Ce que j'aime bien, quand je lis de la poésie, c'est que j'ai l'impression d'être au musée. On passe à peu près autant de temps à lire un poème qu'à regarder un tableau, et surtout, on abrège ou on prolonge si ça nous plaît ou pas. Telle croûte nous agresse les yeux ; on passe au reste et on l'oublie à jamais. Telle oeuvre nous touche ; on s'arrête et on essaye de comprendre pourquoi. C'est d'autant plus intéressant lorsque la croûte et l'oeuvre sont du même artiste, cela prouve que l'on a détesté la croûte en vertu d'un vrai jugement et pas sous l'impulsion misanthropique et impitoyable de la certitude que ledit artiste est par principe détestable. D'ailleurs, on s'arrête parfois moins pour envisager l'inscription de l'oeuvre dans sa mémoire que pour observer ce que ce jugement de valeur spontané dit de nous. Pour en venir au livre, je ne crois pas avoir déjà lu un recueil de poésie où cette impression s'est autant manifestée.

Autant le dire d'emblée, les trois-quarts des poèmes ne m'ont soit pas intéressé, soit carrément pas plu. On nage dans un délire absurde plus ou moins dense, dont le caractère poétique est loin d'être évident puisqu'il ne s'agit quasiment que de prose. On retient quelques thèmes récurrents : le mépris du corps, la confusion entre le réel et l'imaginé, la violence gratuite macabre, la personnification des concepts, la conceptualisation du concret. Beaucoup de têtes coupées, beaucoup de viscères qui volent, beaucoup d'assassinats cordiaux... On passe un bon moment. Il y a un travail sur la langue qui consiste à inventer des mots qui sonnent français pour traduire une idée assez floue, mais qui excellent à retranscrire leur caractère glauque. Invention également de tout un bestiaire plus ou moins fantastique qui aurait le mérite de révolutionner les collections d'un Muséum d'histoire naturelle fantasmé si le poète caractérisait lesdites espèces au lieu de les énumérer et de n'en donner que quelques traits comportementaux sous forme d'énigmes. le poète reconnaît lui-même, à la fin d'un texte particulièrement complexe, où les incohérences succèdent aux invraisemblances, qui occasionne chez le lecteur une lutte acharnée et souvent vaine contre la passivité, que les éléments naturels sont plus à même de comprendre son écriture que l'homme ; autant vous dire qu'on n'en sort pas bouleversé par une nouvelle vision du monde.

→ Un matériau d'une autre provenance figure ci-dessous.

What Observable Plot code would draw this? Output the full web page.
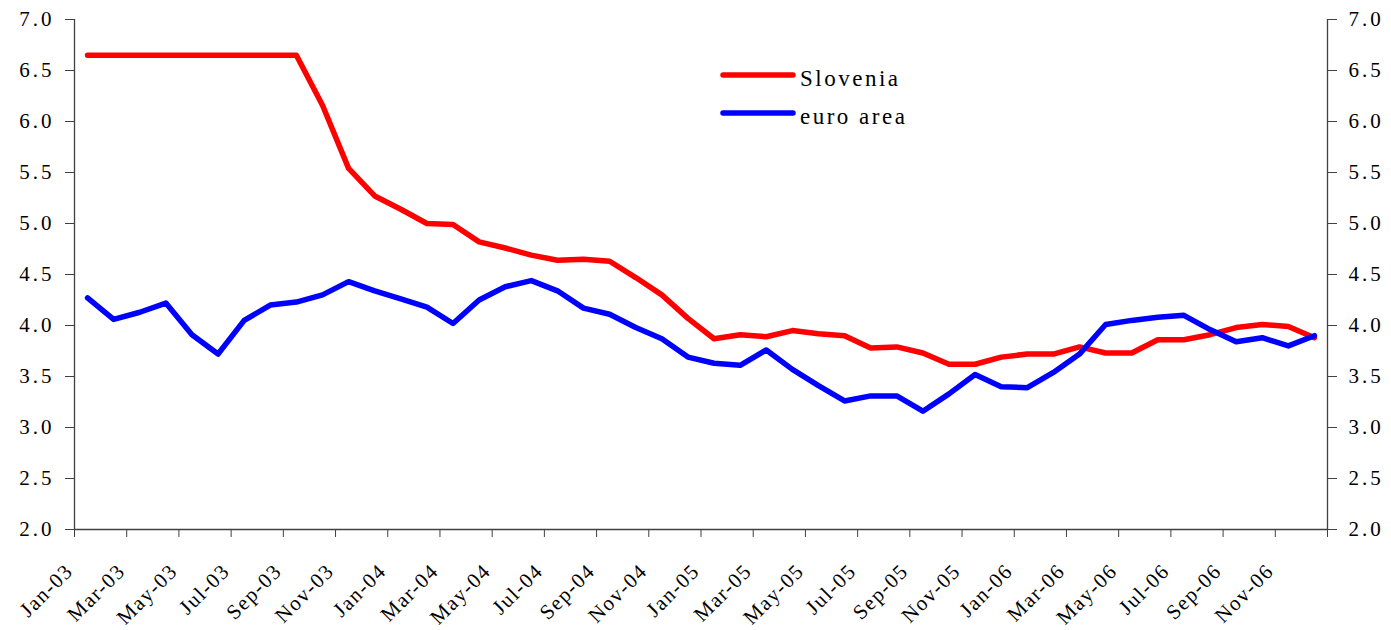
<!DOCTYPE html>
<html>
<head>
<meta charset="utf-8">
<script src="https://cdn.jsdelivr.net/npm/d3@7"></script>
<script src="https://cdn.jsdelivr.net/npm/@observablehq/plot@0.6"></script>
<style>
  html, body { margin: 0; padding: 0; background: #fff; }
  #chart svg { display: block; }
  #chart svg, #chart svg text { font-family: "Liberation Serif", "Times New Roman", serif !important; }
  #chart svg g[aria-label="y-axis tick label"] text { font-size: 21px; letter-spacing: 3px; }
  #chart svg g[aria-label="text"] text { font-size: 21px; letter-spacing: 1.5px; }
  #chart svg g.legend text { font-size: 23px; letter-spacing: 2.5px; }
</style>
</head>
<body>
<div id="chart"></div>
<script>
// Monthly data Jan-03 .. Dec-06
const tickLabels = ["Jan-03","Mar-03","May-03","Jul-03","Sep-03","Nov-03",
  "Jan-04","Mar-04","May-04","Jul-04","Sep-04","Nov-04",
  "Jan-05","Mar-05","May-05","Jul-05","Sep-05","Nov-05",
  "Jan-06","Mar-06","May-06","Jul-06","Sep-06","Nov-06"];

const slovenia = [6.65, 6.65, 6.65, 6.65, 6.65, 6.65, 6.65, 6.65, 6.65,
  6.16, 5.54, 5.27, 5.14, 5.00, 4.99, 4.82, 4.76, 4.69, 4.64, 4.65, 4.63, 4.47, 4.30, 4.07, 3.87,
  3.91, 3.89, 3.95, 3.92, 3.90, 3.78, 3.79, 3.73, 3.62, 3.62, 3.69,
  3.72, 3.72, 3.79, 3.73, 3.73, 3.86, 3.86, 3.91, 3.98, 4.01, 3.99, 3.88];

const euroArea = [4.27, 4.06, 4.13, 4.22, 3.91, 3.72, 4.05, 4.20, 4.23, 4.30, 4.43, 4.34,
  4.26, 4.18, 4.02, 4.25, 4.38, 4.44, 4.34, 4.17, 4.11, 3.98, 3.87, 3.69,
  3.63, 3.61, 3.76, 3.57, 3.41, 3.26, 3.31, 3.31, 3.16, 3.33, 3.52, 3.40,
  3.39, 3.54, 3.72, 4.01, 4.05, 4.08, 4.10, 3.96, 3.84, 3.88, 3.80, 3.90];

const seriesNames = ["Slovenia", "euro area"];
const seriesColors = ["#ff0000", "#0000ff"];
const yTicks = [2.0, 2.5, 3.0, 3.5, 4.0, 4.5, 5.0, 5.5, 6.0, 6.5, 7.0];

const nMonths = slovenia.length;
const sloData = slovenia.map((v, i) => ({x: i + 0.5, y: v}));
const euroData = euroArea.map((v, i) => ({x: i + 0.5, y: v}));
const tickPos = d3.range(0, nMonths + 1, 2);
const labelData = tickLabels.map((t, k) => ({x: k * 2, label: t}));

const font = "Liberation Serif";
const axisColor = "#404040";

const plot = Plot.plot({
  width: 1391,
  height: 630,
  marginLeft: 74,
  marginRight: 64,
  marginTop: 19,
  marginBottom: 101,
  style: {fontSize: "21px", color: "#000", background: "#fff"},
  x: {domain: [0, nMonths], axis: null},
  y: {domain: [2, 7], axis: null},
  marks: [
    Plot.ruleX([0, nMonths], {stroke: axisColor, strokeWidth: 1.3}),
    Plot.ruleY([2], {stroke: axisColor, strokeWidth: 1.3}),
    Plot.axisY({anchor: "left", ticks: yTicks, tickSize: 9, tickPadding: 11,
      tickFormat: d => d.toFixed(1), label: null, stroke: axisColor,
      fontSize: 21, fontFamily: font}),
    Plot.axisY({anchor: "right", ticks: yTicks, tickSize: 9, tickPadding: 12,
      tickFormat: d => d.toFixed(1), label: null, stroke: axisColor,
      fontSize: 21, fontFamily: font}),
    Plot.axisX({ticks: tickPos, tickSize: 8, tickFormat: () => "", label: null, stroke: axisColor}),
    Plot.text(labelData, {x: "x", text: "label", frameAnchor: "bottom",
      rotate: -45, textAnchor: "end", lineAnchor: "middle", dx: -5, dy: 38,
      fontSize: 21, fontFamily: font, fill: "#000"}),
    Plot.line(sloData, {x: "x", y: "y", stroke: seriesColors[0], strokeWidth: 5.5,
      strokeLinejoin: "round", strokeLinecap: "round"}),
    Plot.line(euroData, {x: "x", y: "y", stroke: seriesColors[1], strokeWidth: 5.5,
      strokeLinejoin: "round", strokeLinecap: "round"})
  ]
});

document.getElementById("chart").appendChild(plot);

// Legend inside the plot area
const svg = d3.select(plot);
const leg = svg.append("g").attr("class", "legend").attr("font-size", 23).attr("text-anchor", "start");
seriesNames.forEach((name, i) => {
  const yy = 75 + i * 38;
  leg.append("line").attr("x1", 723).attr("x2", 793).attr("y1", yy).attr("y2", yy)
    .attr("stroke", seriesColors[i]).attr("stroke-width", 5.5).attr("stroke-linecap", "round");
  leg.append("text").attr("x", 800).attr("y", yy + 10.5).attr("text-anchor", "start")
    .attr("fill", "#000").text(name);
});
</script>
</body>
</html>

On passe son temps à essayer d'établir un diagnostic sur l'état mental du poète, traversé de passions morbides, d'obscénités grotesques et de masochisme dépressif.

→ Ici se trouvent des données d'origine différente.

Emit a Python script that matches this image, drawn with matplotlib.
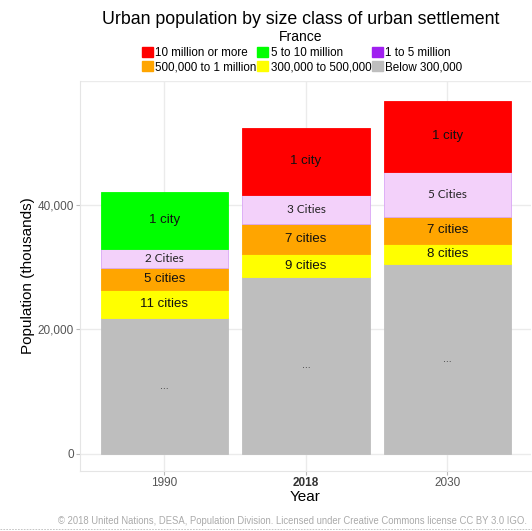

Les seuls passages que j'ai apprécié sont paradoxalement les moins poétiques de l'oeuvre. Ce sont les mésaventures absurdes de Plume, assez amusantes, où une naïve victime éternelle se laisse martyriser par une société qui semble incapable d'éprouver autre chose que de la haine à son endroit ; et le voyage en grande Garabagne, où l'on se croit au milieu d'un chapitre Du Livre des Merveilles de Marco Polo, qui consiste, selon un principe cher à la science-fiction, à imaginer les moeurs de peuples inconnus que le poète visite. Seule exception : le poème "Ecce homo", le tableau où j'ai dû m'arrêter, qui écrase complètement le reste du recueil pour moi et m'a bien rassuré à un moment où je commençais à me demander si je n'étais pas en train de tout détester par principe. On y trouve un regard plein de verve sur l'homme, avec un recul approprié et des images qui font mouche, et dont on saisit les références et les observations dans la société. Un bien beau poème rapide à lire, qui fait réfléchir et que j'invite à découvrir sans attendre.